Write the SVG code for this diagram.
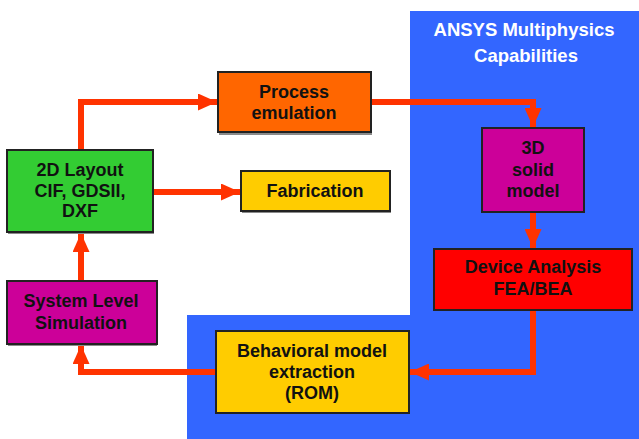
<svg xmlns="http://www.w3.org/2000/svg" width="639" height="439" viewBox="0 0 639 439">
<defs>
<style>
.t{font-family:"Liberation Sans",Arial,sans-serif;font-weight:bold;font-size:18px;fill:#111;text-anchor:middle}
.w{fill:#fff;font-size:18.5px}
.box{stroke:#222;stroke-width:2}
.sh{fill:#8a8a8a}
.c{fill:none;stroke:#FF3300;stroke-width:6;stroke-linejoin:miter}
</style>
<marker id="ah" markerUnits="userSpaceOnUse" markerWidth="19" markerHeight="17" refX="19" refY="8.5" orient="auto">
<path d="M0,0 L19,8.5 L0,17 Z" fill="#FF3300"/>
</marker>
</defs>
<rect width="639" height="439" fill="#fff"/>
<g id="ansys-region">
<path d="M410,11 H639 V439 H187 V315 H410 Z" fill="#3366FF"/>
<text class="t w" x="524" y="36">ANSYS Multiphysics</text>
<text class="t w" x="526" y="62">Capabilities</text>
</g>
<g id="connectors">
<path class="c" d="M81,150 V102 H217" marker-end="url(#ah)"/>
<path class="c" d="M371,102 H533 V127" marker-end="url(#ah)"/>
<path class="c" d="M533,212 V248" marker-end="url(#ah)"/>
<path class="c" d="M533,310 V372 H410" marker-end="url(#ah)"/>
<path class="c" d="M216,372 H81 V345" marker-end="url(#ah)"/>
<path class="c" d="M81,281 V233" marker-end="url(#ah)"/>
<path class="c" d="M154,192 H240" marker-end="url(#ah)"/>
</g>
<g id="process-emulation">
<rect class="sh" x="219" y="74" width="153" height="61"/>
<rect class="box" x="218" y="72" width="153" height="60" fill="#FF6600"/>
<text class="t" x="294" y="98">Process</text>
<text class="t" x="294" y="119">emulation</text>
</g>
<g id="solid-model">
<rect class="box" x="482" y="128" width="102" height="84" fill="#CC0099"/>
<text class="t" x="533" y="154">3D</text>
<text class="t" x="533" y="176">solid</text>
<text class="t" x="533" y="197">model</text>
</g>
<g id="layout-2d">
<rect class="sh" x="8" y="152" width="146" height="82"/>
<rect class="box" x="7" y="150" width="146" height="82" fill="#33CC33"/>
<text class="t" x="80" y="176">2D Layout</text>
<text class="t" x="80" y="197">CIF, GDSII,</text>
<text class="t" x="80" y="217">DXF</text>
</g>
<g id="fabrication">
<rect class="sh" x="242" y="173" width="149" height="40"/>
<rect class="box" x="241" y="171" width="149" height="40" fill="#FFCC00"/>
<text class="t" x="315" y="197">Fabrication</text>
</g>
<g id="device-analysis">
<rect class="box" x="434" y="249" width="198" height="61" fill="#FF0000"/>
<text class="t" x="533" y="273">Device Analysis</text>
<text class="t" x="533" y="295">FEA/BEA</text>
</g>
<g id="system-level-simulation">
<rect class="sh" x="8" y="283" width="149" height="63"/>
<rect class="box" x="7" y="281" width="150" height="63" fill="#CC0099"/>
<text class="t" x="81" y="307">System Level</text>
<text class="t" x="81" y="329">Simulation</text>
</g>
<g id="behavioral-model">
<rect class="box" x="216" y="331" width="193" height="82" fill="#FFCC00"/>
<text class="t" x="312" y="357">Behavioral model</text>
<text class="t" x="312" y="378">extraction</text>
<text class="t" x="312" y="399">(ROM)</text>
</g>
</svg>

What is being asked: Give the data again exactly as written, with all pictures left out.

Completed task:
Write the SVG code for this diagram.
<svg xmlns="http://www.w3.org/2000/svg" width="639" height="439" viewBox="0 0 639 439">
<defs>
<style>
.t{font-family:"Liberation Sans",Arial,sans-serif;font-weight:bold;font-size:18px;fill:#111;text-anchor:middle}
.w{fill:#fff;font-size:18.5px}
.box{stroke:#222;stroke-width:2}
.sh{fill:#8a8a8a}
.c{fill:none;stroke:#FF3300;stroke-width:6;stroke-linejoin:miter}
</style>
<marker id="ah" markerUnits="userSpaceOnUse" markerWidth="19" markerHeight="17" refX="19" refY="8.5" orient="auto">
<path d="M0,0 L19,8.5 L0,17 Z" fill="#FF3300"/>
</marker>
</defs>
<rect width="639" height="439" fill="#fff"/>
<g id="ansys-region">
<path d="M410,11 H639 V439 H187 V315 H410 Z" fill="#3366FF"/>
<text class="t w" x="524" y="36">ANSYS Multiphysics</text>
<text class="t w" x="526" y="62">Capabilities</text>
</g>
<g id="connectors">
<path class="c" d="M81,150 V102 H217" marker-end="url(#ah)"/>
<path class="c" d="M371,102 H533 V127" marker-end="url(#ah)"/>
<path class="c" d="M533,212 V248" marker-end="url(#ah)"/>
<path class="c" d="M533,310 V372 H410" marker-end="url(#ah)"/>
<path class="c" d="M216,372 H81 V345" marker-end="url(#ah)"/>
<path class="c" d="M81,281 V233" marker-end="url(#ah)"/>
<path class="c" d="M154,192 H240" marker-end="url(#ah)"/>
</g>
<g id="process-emulation">
<rect class="sh" x="219" y="74" width="153" height="61"/>
<rect class="box" x="218" y="72" width="153" height="60" fill="#FF6600"/>
<text class="t" x="294" y="98">Process</text>
<text class="t" x="294" y="119">emulation</text>
</g>
<g id="solid-model">
<rect class="box" x="482" y="128" width="102" height="84" fill="#CC0099"/>
<text class="t" x="533" y="154">3D</text>
<text class="t" x="533" y="176">solid</text>
<text class="t" x="533" y="197">model</text>
</g>
<g id="layout-2d">
<rect class="sh" x="8" y="152" width="146" height="82"/>
<rect class="box" x="7" y="150" width="146" height="82" fill="#33CC33"/>
<text class="t" x="80" y="176">2D Layout</text>
<text class="t" x="80" y="197">CIF, GDSII,</text>
<text class="t" x="80" y="217">DXF</text>
</g>
<g id="fabrication">
<rect class="sh" x="242" y="173" width="149" height="40"/>
<rect class="box" x="241" y="171" width="149" height="40" fill="#FFCC00"/>
<text class="t" x="315" y="197">Fabrication</text>
</g>
<g id="device-analysis">
<rect class="box" x="434" y="249" width="198" height="61" fill="#FF0000"/>
<text class="t" x="533" y="273">Device Analysis</text>
<text class="t" x="533" y="295">FEA/BEA</text>
</g>
<g id="system-level-simulation">
<rect class="sh" x="8" y="283" width="149" height="63"/>
<rect class="box" x="7" y="281" width="150" height="63" fill="#CC0099"/>
<text class="t" x="81" y="307">System Level</text>
<text class="t" x="81" y="329">Simulation</text>
</g>
<g id="behavioral-model">
<rect class="box" x="216" y="331" width="193" height="82" fill="#FFCC00"/>
<text class="t" x="312" y="357">Behavioral model</text>
<text class="t" x="312" y="378">extraction</text>
<text class="t" x="312" y="399">(ROM)</text>
</g>
</svg>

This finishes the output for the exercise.